C’est le 24 octobre 1943 que Saint-Denys Garneau mourait. Soixante-dix ans ont passé et c’est avec plaisir que j’ai réécouté le film Saint-Denys Garneau (1960) de Louis Portugais, sur un scénario d’Anne Hébert, narré par Charlotte Boisjoli. Tout comme pour le film La Canne à pêche, Michel Brault assurait la direction de la photographie. Le film présente la vie du poète, les événements marquants, entrecoupés de quelques strophes de ses poèmes dont « Le Jeu », « Accompagnement » et « C’est là sans appui ».
Le texte d’Anne Hébert est très beau et attentif à l’homme qu’a été son cousin ainsi qu’au regard qu’il portait sur le monde. Le premier plan du film nous montre une porte ouverte, celle de la chambre du jeune homme. On avance tranquillement vers la fenêtre ouverte et on s’échappe dans la campagne. On refait « le trajet de son regard sur le monde ». La scénariste insiste sur l’importance de son regard, on observe la nature comme le peintre a pu le faire avant nous. Un long plan nous montre le torrent de Sainte-Catherine, torrent que l’on retrouve dans le poème « C’est là sans appui » : « Mais laissez-moi traverser le torrent sur les roches/Par bonds quitter cette chose pour celle-là ».
Lorsqu’il est question de la parution du recueil Regards et jeux dans l’espace, on observe la vitrine d’une librairie devant laquelle une jeune femme s’installera pour regarder les ouvrages. Une surpression d’autres visages sur le sien montre ainsi les nombreux regards qui ont été portés sur le recueil, regards qui ont alimenté l’impression du poète « d’être offert sur la place publique, jugé et condamné ».
On refait le parcours de Saint-Denys Garneau entre Montréal et Sainte-Catherine, en passant par son court séjour en France.
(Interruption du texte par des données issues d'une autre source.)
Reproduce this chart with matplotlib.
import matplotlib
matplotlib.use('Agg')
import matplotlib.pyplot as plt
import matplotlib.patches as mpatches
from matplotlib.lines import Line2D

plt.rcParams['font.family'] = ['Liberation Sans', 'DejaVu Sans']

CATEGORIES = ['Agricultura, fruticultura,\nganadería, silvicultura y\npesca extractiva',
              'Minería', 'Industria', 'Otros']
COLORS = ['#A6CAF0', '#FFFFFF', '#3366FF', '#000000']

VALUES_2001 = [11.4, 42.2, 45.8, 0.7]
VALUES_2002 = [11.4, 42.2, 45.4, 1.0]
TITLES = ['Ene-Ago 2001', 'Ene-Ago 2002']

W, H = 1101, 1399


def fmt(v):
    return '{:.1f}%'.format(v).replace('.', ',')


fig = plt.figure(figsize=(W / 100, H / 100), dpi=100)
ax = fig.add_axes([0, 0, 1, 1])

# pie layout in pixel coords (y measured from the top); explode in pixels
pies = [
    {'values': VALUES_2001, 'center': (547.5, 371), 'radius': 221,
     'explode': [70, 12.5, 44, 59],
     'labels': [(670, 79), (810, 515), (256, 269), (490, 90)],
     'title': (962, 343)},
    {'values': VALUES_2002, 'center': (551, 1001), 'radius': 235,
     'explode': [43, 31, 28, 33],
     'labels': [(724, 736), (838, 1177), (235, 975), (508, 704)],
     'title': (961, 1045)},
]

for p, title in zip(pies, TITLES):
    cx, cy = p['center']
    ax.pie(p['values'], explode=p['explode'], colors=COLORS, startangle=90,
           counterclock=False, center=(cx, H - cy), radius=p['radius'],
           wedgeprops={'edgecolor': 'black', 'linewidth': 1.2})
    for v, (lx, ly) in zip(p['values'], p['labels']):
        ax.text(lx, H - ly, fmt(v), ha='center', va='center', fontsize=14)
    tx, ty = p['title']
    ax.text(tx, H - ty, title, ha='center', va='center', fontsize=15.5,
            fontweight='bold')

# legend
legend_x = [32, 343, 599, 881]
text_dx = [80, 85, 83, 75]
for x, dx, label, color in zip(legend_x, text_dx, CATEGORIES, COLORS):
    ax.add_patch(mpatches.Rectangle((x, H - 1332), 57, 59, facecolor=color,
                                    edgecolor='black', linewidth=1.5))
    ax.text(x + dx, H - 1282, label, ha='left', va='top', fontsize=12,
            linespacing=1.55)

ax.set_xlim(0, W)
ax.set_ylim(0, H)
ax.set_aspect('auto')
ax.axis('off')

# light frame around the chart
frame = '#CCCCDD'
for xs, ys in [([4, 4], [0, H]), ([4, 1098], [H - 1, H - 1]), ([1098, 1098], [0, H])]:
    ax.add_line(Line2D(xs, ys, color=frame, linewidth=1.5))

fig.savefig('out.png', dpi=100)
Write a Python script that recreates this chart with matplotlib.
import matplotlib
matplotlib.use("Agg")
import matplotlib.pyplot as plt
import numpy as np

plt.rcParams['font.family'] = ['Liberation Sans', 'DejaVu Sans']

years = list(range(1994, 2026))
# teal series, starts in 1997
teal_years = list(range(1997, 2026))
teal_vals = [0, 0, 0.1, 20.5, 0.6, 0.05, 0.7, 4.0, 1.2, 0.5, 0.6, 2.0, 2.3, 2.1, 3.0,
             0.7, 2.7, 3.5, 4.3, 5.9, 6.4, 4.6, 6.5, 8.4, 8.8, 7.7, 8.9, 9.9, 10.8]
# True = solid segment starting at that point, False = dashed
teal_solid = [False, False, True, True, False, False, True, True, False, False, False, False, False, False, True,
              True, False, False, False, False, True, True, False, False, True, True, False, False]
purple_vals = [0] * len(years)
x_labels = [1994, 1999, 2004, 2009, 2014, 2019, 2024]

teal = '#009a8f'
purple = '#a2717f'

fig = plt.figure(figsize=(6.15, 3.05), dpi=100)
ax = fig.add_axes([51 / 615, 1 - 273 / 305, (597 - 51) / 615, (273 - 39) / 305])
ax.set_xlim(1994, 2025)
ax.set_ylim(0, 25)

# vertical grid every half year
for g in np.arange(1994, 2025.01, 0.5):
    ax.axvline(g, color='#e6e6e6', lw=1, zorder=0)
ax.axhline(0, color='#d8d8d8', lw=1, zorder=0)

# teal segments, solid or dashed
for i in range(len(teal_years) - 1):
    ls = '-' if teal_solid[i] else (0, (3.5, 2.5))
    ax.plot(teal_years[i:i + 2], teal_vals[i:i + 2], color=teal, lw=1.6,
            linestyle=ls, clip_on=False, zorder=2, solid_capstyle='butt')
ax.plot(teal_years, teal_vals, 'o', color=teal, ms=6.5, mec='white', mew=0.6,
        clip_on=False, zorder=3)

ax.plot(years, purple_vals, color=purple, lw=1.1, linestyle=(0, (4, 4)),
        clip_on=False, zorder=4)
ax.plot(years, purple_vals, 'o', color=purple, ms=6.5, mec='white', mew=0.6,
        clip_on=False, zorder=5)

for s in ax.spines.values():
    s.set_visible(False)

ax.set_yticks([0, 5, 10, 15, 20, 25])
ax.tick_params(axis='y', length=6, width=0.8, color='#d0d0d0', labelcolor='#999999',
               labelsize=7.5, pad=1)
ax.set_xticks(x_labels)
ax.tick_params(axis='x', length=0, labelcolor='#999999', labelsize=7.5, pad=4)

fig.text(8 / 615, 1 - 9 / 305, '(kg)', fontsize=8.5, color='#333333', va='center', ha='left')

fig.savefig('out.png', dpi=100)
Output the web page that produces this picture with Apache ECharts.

Dans l’un des derniers plans, on arpente la rivière, comme si nous étions dans un canot. On raconte alors les dernières heures du jeune homme, sa mort après une promenade en canot éprouvante.
Mais l’essentiel de ce court documentaire porte sur le regard, sur l’importance du regard. Le poète a pris le temps d’observer la campagne, le monde qui l’entourait. Saint-Denys Garneau nous permet de suivre les traces de l’homme, de mieux le connaître et le comprendre.
Un film à l’image soignée où les mots de l’un de nos plus grands auteurs québécois nous permettent de revivre quelques moments marquants de la vie de Saint-Denys Garneau.